Так себя Богу дать: «Делай со мной все, что Ты хочешь». Слова, которые в Евангелии звучат «все Мое — твое», это каждый из нас должен сказать Богу, когда мы идем причащаться. Когда Христос говорит в своей молитве перед распятием эти слова отцу: «Все Мое — Твое, а все Твое — Мое», он тоже самое говорит и нам. Вспомните, отец говорит старшему брату блудного сына: «Все мое — твое». «Все мое — твое».
То же самое Христос говорит и нам: «Все Мое — твое». И мы все его принимаем, когда причащаемся. Так неужели же мы не можем сказать ему в ответ: «Все мое — Твое». Если мы об этом задумываемся по-настоящему, и перед чашей не просто повторим молитву святителя Иоанна Златоуста, а осознаем, что делаем…
Христос мне говорит: «Все Мое — твое» и отдает себя полностью мне — так давай же я то же самое сделаю. Я всего себя Ему сейчас предложу. И пусть со мной будет, что будет. Потому что тогда я Его люблю, и я ничего не боюсь.
А нам, к сожалению, так не хочется. Хочется, чтобы все Твое — мое, и все мое — мое. И весь церковный круг тому гарант. Гарант того, что мы делаем все правильно и хорошо, что мы благочестиво живем, что у нас все есть, есть дела милосердия, что у нас есть социальные службы.
Но когда у человека-христианина все есть — это не очень хорошо. Когда у нас все благополучно и здорово все складывается — это не очень хорошо. В этот момент мы начинаем терять своих детей — мы не понимаем, что происходит, почему они от нас уходят, почему они перестают в храм ходить? Потому что у нас все слишком хорошо. Настолько хорошо, что нам даже Христу сказать-то нечего. Все у нас есть, храмы открыты, добрые дела мы делаем, молитвенные правила читаем, посты соблюдаем. Ну чего еще нам надо, если мы все уже сделали? Кроме главного — мы не сказали Богу этих слов: «Все мое — Твое». И так не смогли Ему себя доверить, чтобы не бояться жить по Евангелию.

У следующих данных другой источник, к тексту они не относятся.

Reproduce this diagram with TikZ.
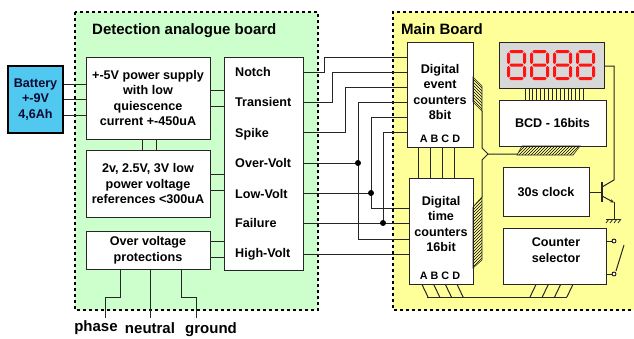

Не бояться жить по Евангелию, не бояться креста, не бояться того, что в твоей жизни случится несчастье. Не бояться того, что ты вдруг чего-то не добьешься, или что-то у тебя из рук вырвут. Мы же живем так же боязливо, как живет весь этот мир. Мы, по большому счету, не сильно отличаемся. Люди верующие и люди не верующие одинаково боятся всего. Одинаково боятся потерять свое благополучие. Одинаково боятся смерти. Мы, христиане, так же боимся смерти, как люди неверующие. Нет никакой разницы между нами, кроме того, что мы ходим по церковному кругу, а они не ходят.
Я много об этом думаю в последнее время. Для очень многих из нас, священников, это настолько обычный способ катехизации, воцерковления людей — научить их тому, как ходить по церковному кругу. И мы так хорошо научились это делать, но, к сожалению, мы, священники, не научились самому главному.
Это проблема нашей внутренней жизни, нашего состояния. Как-то стало общеизвестным, что именно хождение по кругу главное в нашей жизни, и это и есть церковность. А по-моему, церковность выглядит совсем иначе.